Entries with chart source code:
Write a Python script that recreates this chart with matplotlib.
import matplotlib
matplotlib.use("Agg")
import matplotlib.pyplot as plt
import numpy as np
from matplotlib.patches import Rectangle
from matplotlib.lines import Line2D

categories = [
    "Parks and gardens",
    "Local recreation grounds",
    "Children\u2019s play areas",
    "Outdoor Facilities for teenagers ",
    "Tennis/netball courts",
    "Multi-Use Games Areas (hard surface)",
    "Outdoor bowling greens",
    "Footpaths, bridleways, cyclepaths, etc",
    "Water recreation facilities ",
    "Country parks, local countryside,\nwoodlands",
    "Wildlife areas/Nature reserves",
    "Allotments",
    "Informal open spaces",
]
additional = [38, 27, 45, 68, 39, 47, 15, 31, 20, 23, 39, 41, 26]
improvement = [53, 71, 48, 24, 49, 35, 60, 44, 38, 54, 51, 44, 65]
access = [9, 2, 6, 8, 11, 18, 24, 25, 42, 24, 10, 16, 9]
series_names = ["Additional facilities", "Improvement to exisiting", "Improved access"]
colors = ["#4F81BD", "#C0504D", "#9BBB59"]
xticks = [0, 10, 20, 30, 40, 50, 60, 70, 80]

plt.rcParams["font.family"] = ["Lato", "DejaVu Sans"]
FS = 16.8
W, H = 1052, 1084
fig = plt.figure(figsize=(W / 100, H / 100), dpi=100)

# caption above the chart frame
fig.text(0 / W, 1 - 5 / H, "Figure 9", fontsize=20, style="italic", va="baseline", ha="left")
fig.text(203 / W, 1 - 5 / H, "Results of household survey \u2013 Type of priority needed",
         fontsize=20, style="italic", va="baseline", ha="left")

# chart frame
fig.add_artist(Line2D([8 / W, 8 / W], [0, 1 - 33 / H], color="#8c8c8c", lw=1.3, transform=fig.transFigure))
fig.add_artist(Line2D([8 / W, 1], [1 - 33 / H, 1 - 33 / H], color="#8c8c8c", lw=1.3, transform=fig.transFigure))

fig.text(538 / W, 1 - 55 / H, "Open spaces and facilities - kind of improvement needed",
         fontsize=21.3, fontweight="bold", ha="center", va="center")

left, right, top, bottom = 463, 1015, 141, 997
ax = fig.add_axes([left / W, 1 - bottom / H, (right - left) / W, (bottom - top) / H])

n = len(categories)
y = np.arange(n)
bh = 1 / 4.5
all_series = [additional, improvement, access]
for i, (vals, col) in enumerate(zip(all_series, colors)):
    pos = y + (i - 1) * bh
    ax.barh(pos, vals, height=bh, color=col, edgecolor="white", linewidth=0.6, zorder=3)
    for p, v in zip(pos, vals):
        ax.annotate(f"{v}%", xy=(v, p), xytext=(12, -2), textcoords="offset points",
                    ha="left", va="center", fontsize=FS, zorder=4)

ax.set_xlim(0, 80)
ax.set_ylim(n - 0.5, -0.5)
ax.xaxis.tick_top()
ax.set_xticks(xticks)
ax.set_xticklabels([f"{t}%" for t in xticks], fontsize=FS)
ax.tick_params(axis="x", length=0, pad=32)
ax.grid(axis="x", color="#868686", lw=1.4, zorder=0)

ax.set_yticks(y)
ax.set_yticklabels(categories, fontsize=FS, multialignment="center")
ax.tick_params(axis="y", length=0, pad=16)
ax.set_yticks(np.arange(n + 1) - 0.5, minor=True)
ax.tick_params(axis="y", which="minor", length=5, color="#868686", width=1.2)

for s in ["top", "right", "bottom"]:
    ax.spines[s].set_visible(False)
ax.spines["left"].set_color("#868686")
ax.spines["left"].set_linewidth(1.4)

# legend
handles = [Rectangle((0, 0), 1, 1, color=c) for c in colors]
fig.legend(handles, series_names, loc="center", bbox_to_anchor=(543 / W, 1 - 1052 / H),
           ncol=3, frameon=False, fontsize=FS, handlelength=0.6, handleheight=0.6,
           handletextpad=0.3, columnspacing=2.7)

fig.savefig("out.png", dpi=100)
==
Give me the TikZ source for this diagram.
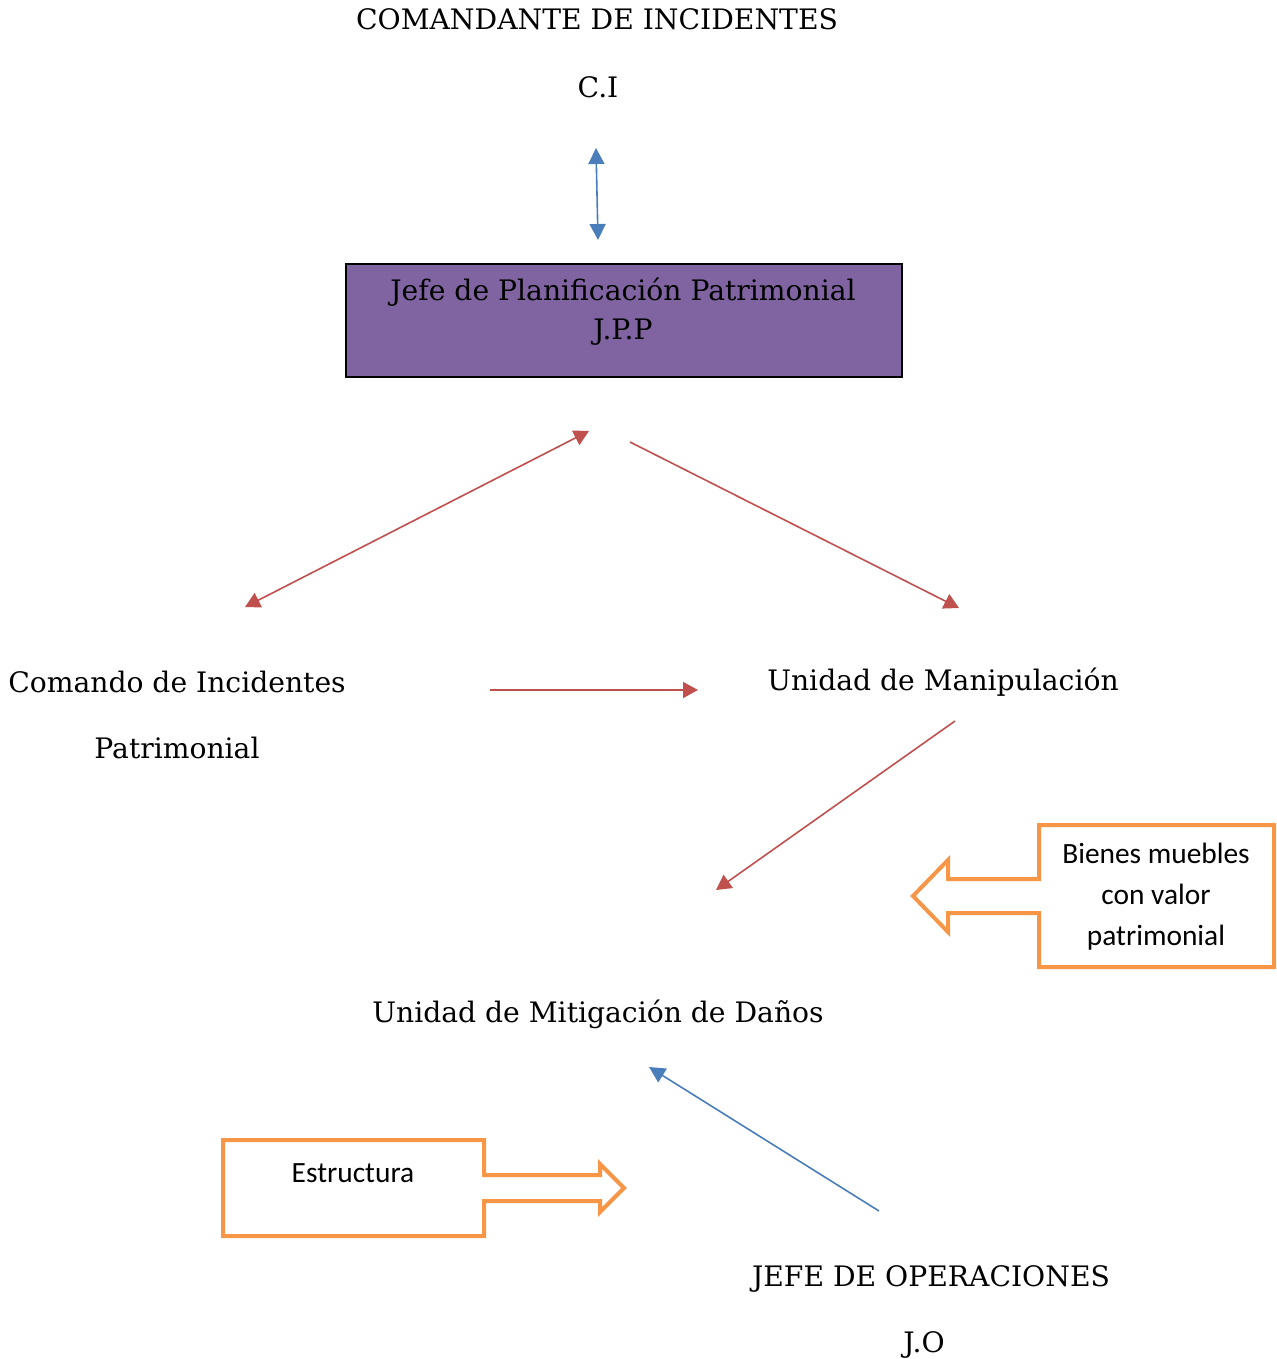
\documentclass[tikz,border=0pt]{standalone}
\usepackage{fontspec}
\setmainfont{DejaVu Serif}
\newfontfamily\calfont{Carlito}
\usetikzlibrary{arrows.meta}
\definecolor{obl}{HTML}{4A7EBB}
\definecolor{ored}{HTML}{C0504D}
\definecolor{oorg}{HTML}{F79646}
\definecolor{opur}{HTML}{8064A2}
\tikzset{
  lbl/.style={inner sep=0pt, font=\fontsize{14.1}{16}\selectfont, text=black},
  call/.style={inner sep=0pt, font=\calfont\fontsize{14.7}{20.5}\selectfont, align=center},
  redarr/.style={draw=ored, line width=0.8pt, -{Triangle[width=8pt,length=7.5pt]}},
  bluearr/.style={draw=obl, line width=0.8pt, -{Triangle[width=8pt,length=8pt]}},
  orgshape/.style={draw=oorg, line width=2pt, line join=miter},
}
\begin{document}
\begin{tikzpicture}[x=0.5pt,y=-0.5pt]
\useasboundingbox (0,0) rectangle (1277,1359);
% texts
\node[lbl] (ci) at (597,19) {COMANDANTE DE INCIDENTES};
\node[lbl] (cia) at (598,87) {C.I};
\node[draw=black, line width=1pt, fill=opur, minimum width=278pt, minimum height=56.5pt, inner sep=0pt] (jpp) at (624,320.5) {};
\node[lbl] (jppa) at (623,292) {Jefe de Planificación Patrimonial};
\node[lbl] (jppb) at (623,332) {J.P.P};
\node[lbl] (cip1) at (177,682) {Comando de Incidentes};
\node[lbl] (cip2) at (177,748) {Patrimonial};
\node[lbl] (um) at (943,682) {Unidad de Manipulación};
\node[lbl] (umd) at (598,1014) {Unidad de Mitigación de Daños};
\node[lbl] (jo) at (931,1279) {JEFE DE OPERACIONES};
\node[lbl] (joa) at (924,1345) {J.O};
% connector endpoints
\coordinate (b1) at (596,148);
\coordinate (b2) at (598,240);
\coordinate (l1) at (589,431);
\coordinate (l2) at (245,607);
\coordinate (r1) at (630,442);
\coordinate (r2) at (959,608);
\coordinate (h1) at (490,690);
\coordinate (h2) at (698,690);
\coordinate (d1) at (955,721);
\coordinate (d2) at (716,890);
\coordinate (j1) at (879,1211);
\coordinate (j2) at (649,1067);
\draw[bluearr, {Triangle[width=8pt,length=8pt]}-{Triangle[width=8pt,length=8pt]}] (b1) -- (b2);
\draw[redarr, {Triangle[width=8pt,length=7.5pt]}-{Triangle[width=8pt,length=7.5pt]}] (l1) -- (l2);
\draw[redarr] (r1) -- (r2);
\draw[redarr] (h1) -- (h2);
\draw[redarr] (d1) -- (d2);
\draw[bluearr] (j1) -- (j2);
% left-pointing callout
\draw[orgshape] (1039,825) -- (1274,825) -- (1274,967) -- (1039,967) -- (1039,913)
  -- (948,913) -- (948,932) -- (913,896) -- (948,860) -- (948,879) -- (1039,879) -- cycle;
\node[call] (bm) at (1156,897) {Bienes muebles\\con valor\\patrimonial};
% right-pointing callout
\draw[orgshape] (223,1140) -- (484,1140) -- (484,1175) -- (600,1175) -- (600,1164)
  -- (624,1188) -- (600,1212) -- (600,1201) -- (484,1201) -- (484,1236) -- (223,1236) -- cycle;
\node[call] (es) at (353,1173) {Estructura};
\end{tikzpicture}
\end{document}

_What is needed_
Can you repeat, word for word, every line above from the one containing "Write a Python" down to the one containing "from matplotlib.lines import Line2D", including both?

_Problem solution_
Write a Python script that recreates this chart with matplotlib.
import matplotlib
matplotlib.use("Agg")
import matplotlib.pyplot as plt
import numpy as np
from matplotlib.patches import Rectangle
from matplotlib.lines import Line2D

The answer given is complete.